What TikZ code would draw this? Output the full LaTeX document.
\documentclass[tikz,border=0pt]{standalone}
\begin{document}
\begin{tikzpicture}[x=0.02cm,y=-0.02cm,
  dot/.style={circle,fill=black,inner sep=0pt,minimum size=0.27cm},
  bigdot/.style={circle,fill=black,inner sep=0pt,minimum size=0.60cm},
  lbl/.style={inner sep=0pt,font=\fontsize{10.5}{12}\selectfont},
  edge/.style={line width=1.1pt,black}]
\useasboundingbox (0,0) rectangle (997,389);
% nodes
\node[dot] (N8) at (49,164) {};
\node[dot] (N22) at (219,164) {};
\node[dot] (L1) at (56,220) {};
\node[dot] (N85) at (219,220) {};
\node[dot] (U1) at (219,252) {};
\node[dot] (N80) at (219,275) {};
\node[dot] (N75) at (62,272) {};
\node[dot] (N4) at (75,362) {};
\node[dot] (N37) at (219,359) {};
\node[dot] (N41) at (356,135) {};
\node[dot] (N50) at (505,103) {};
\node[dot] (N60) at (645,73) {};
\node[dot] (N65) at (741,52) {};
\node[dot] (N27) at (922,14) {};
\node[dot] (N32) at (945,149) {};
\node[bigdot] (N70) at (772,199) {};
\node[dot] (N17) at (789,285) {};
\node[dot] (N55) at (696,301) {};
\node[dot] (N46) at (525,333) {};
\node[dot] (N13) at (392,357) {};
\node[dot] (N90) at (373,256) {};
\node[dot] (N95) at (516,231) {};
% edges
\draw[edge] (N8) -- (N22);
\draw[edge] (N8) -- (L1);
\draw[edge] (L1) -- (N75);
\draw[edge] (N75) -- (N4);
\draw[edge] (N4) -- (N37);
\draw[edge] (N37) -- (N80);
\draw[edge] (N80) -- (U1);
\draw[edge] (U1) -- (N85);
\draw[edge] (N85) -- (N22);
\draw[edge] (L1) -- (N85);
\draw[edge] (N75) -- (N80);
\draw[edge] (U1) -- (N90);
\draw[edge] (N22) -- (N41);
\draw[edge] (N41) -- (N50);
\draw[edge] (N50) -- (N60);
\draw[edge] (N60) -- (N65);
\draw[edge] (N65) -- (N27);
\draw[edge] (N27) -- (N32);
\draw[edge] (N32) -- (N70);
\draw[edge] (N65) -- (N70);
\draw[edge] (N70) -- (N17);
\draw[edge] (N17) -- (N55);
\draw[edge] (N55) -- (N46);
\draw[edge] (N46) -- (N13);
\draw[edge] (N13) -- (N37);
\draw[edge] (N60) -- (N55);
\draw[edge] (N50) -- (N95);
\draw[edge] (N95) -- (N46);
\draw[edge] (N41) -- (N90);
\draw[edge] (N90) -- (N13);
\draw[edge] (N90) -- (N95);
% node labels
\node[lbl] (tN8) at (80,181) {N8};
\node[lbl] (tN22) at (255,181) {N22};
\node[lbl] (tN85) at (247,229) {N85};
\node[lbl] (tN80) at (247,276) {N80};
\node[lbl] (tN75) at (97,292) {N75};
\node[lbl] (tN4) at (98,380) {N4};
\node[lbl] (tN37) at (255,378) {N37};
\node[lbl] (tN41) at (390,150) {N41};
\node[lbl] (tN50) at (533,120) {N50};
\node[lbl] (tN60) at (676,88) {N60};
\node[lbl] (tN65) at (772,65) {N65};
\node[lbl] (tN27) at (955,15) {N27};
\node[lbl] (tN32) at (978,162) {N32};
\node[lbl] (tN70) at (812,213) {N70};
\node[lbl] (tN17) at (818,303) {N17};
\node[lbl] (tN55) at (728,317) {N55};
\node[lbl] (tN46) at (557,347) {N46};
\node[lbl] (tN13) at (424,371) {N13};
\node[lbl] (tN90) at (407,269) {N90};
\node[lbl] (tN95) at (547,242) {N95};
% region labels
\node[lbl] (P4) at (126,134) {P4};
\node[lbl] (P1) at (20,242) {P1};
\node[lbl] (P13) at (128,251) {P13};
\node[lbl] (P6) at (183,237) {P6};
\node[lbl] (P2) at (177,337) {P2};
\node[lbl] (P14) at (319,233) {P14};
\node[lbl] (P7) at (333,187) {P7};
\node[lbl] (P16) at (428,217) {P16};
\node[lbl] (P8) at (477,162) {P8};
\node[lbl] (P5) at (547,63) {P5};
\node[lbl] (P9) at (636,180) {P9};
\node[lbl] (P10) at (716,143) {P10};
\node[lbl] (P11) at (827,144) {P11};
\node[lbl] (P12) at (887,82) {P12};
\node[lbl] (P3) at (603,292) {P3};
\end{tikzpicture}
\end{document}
★ ★ ★ ★ ★
### Task
Set down the material above again, word for word.

### Solved exercise
What TikZ code would draw this? Output the full LaTeX document.
\documentclass[tikz,border=0pt]{standalone}
\begin{document}
\begin{tikzpicture}[x=0.02cm,y=-0.02cm,
  dot/.style={circle,fill=black,inner sep=0pt,minimum size=0.27cm},
  bigdot/.style={circle,fill=black,inner sep=0pt,minimum size=0.60cm},
  lbl/.style={inner sep=0pt,font=\fontsize{10.5}{12}\selectfont},
  edge/.style={line width=1.1pt,black}]
\useasboundingbox (0,0) rectangle (997,389);
% nodes
\node[dot] (N8) at (49,164) {};
\node[dot] (N22) at (219,164) {};
\node[dot] (L1) at (56,220) {};
\node[dot] (N85) at (219,220) {};
\node[dot] (U1) at (219,252) {};
\node[dot] (N80) at (219,275) {};
\node[dot] (N75) at (62,272) {};
\node[dot] (N4) at (75,362) {};
\node[dot] (N37) at (219,359) {};
\node[dot] (N41) at (356,135) {};
\node[dot] (N50) at (505,103) {};
\node[dot] (N60) at (645,73) {};
\node[dot] (N65) at (741,52) {};
\node[dot] (N27) at (922,14) {};
\node[dot] (N32) at (945,149) {};
\node[bigdot] (N70) at (772,199) {};
\node[dot] (N17) at (789,285) {};
\node[dot] (N55) at (696,301) {};
\node[dot] (N46) at (525,333) {};
\node[dot] (N13) at (392,357) {};
\node[dot] (N90) at (373,256) {};
\node[dot] (N95) at (516,231) {};
% edges
\draw[edge] (N8) -- (N22);
\draw[edge] (N8) -- (L1);
\draw[edge] (L1) -- (N75);
\draw[edge] (N75) -- (N4);
\draw[edge] (N4) -- (N37);
\draw[edge] (N37) -- (N80);
\draw[edge] (N80) -- (U1);
\draw[edge] (U1) -- (N85);
\draw[edge] (N85) -- (N22);
\draw[edge] (L1) -- (N85);
\draw[edge] (N75) -- (N80);
\draw[edge] (U1) -- (N90);
\draw[edge] (N22) -- (N41);
\draw[edge] (N41) -- (N50);
\draw[edge] (N50) -- (N60);
\draw[edge] (N60) -- (N65);
\draw[edge] (N65) -- (N27);
\draw[edge] (N27) -- (N32);
\draw[edge] (N32) -- (N70);
\draw[edge] (N65) -- (N70);
\draw[edge] (N70) -- (N17);
\draw[edge] (N17) -- (N55);
\draw[edge] (N55) -- (N46);
\draw[edge] (N46) -- (N13);
\draw[edge] (N13) -- (N37);
\draw[edge] (N60) -- (N55);
\draw[edge] (N50) -- (N95);
\draw[edge] (N95) -- (N46);
\draw[edge] (N41) -- (N90);
\draw[edge] (N90) -- (N13);
\draw[edge] (N90) -- (N95);
% node labels
\node[lbl] (tN8) at (80,181) {N8};
\node[lbl] (tN22) at (255,181) {N22};
\node[lbl] (tN85) at (247,229) {N85};
\node[lbl] (tN80) at (247,276) {N80};
\node[lbl] (tN75) at (97,292) {N75};
\node[lbl] (tN4) at (98,380) {N4};
\node[lbl] (tN37) at (255,378) {N37};
\node[lbl] (tN41) at (390,150) {N41};
\node[lbl] (tN50) at (533,120) {N50};
\node[lbl] (tN60) at (676,88) {N60};
\node[lbl] (tN65) at (772,65) {N65};
\node[lbl] (tN27) at (955,15) {N27};
\node[lbl] (tN32) at (978,162) {N32};
\node[lbl] (tN70) at (812,213) {N70};
\node[lbl] (tN17) at (818,303) {N17};
\node[lbl] (tN55) at (728,317) {N55};
\node[lbl] (tN46) at (557,347) {N46};
\node[lbl] (tN13) at (424,371) {N13};
\node[lbl] (tN90) at (407,269) {N90};
\node[lbl] (tN95) at (547,242) {N95};
% region labels
\node[lbl] (P4) at (126,134) {P4};
\node[lbl] (P1) at (20,242) {P1};
\node[lbl] (P13) at (128,251) {P13};
\node[lbl] (P6) at (183,237) {P6};
\node[lbl] (P2) at (177,337) {P2};
\node[lbl] (P14) at (319,233) {P14};
\node[lbl] (P7) at (333,187) {P7};
\node[lbl] (P16) at (428,217) {P16};
\node[lbl] (P8) at (477,162) {P8};
\node[lbl] (P5) at (547,63) {P5};
\node[lbl] (P9) at (636,180) {P9};
\node[lbl] (P10) at (716,143) {P10};
\node[lbl] (P11) at (827,144) {P11};
\node[lbl] (P12) at (887,82) {P12};
\node[lbl] (P3) at (603,292) {P3};
\end{tikzpicture}
\end{document}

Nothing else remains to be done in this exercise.